■ Records supplied:
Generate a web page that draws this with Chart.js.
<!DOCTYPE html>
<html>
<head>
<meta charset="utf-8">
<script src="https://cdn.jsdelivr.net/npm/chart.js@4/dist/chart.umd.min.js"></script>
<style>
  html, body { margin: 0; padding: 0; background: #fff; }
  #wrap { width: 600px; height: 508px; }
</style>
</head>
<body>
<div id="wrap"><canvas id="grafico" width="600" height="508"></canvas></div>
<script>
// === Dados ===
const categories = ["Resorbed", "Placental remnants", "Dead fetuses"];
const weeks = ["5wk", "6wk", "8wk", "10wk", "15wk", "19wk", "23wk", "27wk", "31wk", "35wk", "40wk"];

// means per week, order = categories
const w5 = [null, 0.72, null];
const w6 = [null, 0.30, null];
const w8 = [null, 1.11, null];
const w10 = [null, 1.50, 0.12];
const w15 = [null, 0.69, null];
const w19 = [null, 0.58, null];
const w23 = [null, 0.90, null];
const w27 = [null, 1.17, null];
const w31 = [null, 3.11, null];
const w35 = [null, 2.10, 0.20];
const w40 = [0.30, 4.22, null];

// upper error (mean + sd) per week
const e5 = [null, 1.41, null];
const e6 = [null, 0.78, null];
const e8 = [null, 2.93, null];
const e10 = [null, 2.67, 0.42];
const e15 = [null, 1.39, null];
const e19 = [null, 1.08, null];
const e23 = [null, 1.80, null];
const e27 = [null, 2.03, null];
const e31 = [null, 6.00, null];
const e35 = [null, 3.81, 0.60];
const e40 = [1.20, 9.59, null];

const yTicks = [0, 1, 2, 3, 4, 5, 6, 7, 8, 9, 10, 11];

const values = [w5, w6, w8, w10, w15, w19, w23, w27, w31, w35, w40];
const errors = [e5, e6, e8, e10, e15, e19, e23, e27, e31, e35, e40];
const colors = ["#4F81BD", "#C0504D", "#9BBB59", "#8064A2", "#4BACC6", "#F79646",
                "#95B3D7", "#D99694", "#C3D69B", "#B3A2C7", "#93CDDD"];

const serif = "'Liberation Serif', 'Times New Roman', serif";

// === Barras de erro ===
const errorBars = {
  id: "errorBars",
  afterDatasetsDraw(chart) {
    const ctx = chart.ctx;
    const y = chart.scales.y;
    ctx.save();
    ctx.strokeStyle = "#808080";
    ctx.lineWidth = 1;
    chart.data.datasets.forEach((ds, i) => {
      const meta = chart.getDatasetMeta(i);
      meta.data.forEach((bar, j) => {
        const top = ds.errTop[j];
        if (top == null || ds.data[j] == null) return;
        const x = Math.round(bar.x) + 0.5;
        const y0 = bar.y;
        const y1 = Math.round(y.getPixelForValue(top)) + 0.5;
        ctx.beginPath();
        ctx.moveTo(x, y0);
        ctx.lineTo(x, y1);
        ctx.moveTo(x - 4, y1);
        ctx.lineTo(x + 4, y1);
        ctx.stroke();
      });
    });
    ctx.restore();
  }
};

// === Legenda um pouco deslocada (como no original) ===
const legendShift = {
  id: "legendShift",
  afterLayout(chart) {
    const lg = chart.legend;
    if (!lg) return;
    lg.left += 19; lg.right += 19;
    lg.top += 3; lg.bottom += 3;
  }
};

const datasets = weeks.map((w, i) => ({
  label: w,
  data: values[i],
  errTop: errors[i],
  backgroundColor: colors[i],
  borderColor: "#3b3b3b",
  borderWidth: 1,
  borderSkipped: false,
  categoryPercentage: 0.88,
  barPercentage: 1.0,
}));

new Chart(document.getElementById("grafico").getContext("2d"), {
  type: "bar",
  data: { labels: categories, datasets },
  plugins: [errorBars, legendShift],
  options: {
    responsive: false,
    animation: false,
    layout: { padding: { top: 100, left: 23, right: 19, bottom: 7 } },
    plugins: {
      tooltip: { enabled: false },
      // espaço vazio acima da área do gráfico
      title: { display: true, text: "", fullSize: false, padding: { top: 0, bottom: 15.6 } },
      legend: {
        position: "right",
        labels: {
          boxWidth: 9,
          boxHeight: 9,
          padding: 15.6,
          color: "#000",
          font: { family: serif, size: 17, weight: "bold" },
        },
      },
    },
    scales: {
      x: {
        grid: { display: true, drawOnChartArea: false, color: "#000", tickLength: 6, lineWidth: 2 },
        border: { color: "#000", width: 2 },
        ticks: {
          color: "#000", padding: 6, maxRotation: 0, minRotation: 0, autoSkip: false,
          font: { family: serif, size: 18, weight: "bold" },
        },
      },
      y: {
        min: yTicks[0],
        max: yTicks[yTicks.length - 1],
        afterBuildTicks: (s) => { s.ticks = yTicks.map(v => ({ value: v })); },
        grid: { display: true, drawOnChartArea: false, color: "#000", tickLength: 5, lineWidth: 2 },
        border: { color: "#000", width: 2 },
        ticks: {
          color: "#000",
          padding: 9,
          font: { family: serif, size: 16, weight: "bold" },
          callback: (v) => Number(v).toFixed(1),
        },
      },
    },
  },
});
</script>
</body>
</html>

* * *

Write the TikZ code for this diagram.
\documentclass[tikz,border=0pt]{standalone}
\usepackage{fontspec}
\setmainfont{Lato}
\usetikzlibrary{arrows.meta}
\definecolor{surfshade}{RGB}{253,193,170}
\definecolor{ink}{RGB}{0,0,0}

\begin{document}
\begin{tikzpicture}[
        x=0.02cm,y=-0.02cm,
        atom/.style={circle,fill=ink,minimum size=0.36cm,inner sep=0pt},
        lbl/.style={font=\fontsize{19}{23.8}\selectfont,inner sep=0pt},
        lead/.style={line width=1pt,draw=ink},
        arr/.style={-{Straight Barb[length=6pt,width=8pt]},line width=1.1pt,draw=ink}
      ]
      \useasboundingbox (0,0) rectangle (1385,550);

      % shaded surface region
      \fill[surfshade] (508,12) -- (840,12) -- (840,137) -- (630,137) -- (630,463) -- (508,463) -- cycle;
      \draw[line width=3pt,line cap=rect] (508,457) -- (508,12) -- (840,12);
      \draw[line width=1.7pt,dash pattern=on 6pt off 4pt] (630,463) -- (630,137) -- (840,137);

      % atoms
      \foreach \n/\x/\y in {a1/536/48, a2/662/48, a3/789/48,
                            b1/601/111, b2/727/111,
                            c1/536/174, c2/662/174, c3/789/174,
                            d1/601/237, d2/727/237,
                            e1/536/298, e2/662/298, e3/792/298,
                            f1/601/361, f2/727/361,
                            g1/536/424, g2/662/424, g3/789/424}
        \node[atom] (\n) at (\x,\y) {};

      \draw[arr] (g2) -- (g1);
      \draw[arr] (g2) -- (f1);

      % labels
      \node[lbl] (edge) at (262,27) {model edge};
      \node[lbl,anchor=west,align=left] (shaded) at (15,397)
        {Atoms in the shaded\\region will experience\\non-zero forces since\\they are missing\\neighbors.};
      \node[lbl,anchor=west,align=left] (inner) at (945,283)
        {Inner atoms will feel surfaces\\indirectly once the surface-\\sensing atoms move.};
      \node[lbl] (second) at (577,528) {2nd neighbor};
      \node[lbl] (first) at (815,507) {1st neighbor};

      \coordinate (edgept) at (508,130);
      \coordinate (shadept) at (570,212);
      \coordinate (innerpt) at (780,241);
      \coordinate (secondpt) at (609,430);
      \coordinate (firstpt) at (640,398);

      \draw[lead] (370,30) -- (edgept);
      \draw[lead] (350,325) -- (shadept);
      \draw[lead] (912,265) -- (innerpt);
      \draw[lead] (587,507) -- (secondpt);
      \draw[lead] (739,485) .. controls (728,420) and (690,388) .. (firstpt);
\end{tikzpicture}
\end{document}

--

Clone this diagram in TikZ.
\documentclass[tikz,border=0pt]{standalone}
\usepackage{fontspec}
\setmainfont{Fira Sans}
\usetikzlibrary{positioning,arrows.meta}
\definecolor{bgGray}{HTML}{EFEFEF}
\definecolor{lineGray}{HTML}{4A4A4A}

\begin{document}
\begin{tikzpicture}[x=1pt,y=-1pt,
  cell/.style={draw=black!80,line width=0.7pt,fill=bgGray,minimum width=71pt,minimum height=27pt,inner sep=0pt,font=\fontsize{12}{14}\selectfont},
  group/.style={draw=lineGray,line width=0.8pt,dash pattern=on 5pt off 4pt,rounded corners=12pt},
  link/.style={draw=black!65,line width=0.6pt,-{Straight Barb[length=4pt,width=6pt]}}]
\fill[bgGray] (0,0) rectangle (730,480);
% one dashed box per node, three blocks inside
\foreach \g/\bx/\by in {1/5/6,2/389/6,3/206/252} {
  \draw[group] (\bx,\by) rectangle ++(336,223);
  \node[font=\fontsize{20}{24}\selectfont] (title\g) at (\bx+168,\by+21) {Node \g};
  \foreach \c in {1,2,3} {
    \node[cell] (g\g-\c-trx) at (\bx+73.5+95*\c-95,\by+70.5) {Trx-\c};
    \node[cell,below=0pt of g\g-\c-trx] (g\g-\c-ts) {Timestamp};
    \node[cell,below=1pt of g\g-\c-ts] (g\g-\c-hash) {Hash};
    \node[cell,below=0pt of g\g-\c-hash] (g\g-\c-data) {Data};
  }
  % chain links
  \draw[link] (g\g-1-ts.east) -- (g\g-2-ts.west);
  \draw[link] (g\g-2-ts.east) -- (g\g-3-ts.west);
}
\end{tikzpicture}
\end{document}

■ What you have to do: Above are the records. Copy every line in them holding "this".

■ Exercise result:
Generate a web page that draws this with Chart.js.
Write the TikZ code for this diagram.
Clone this diagram in TikZ.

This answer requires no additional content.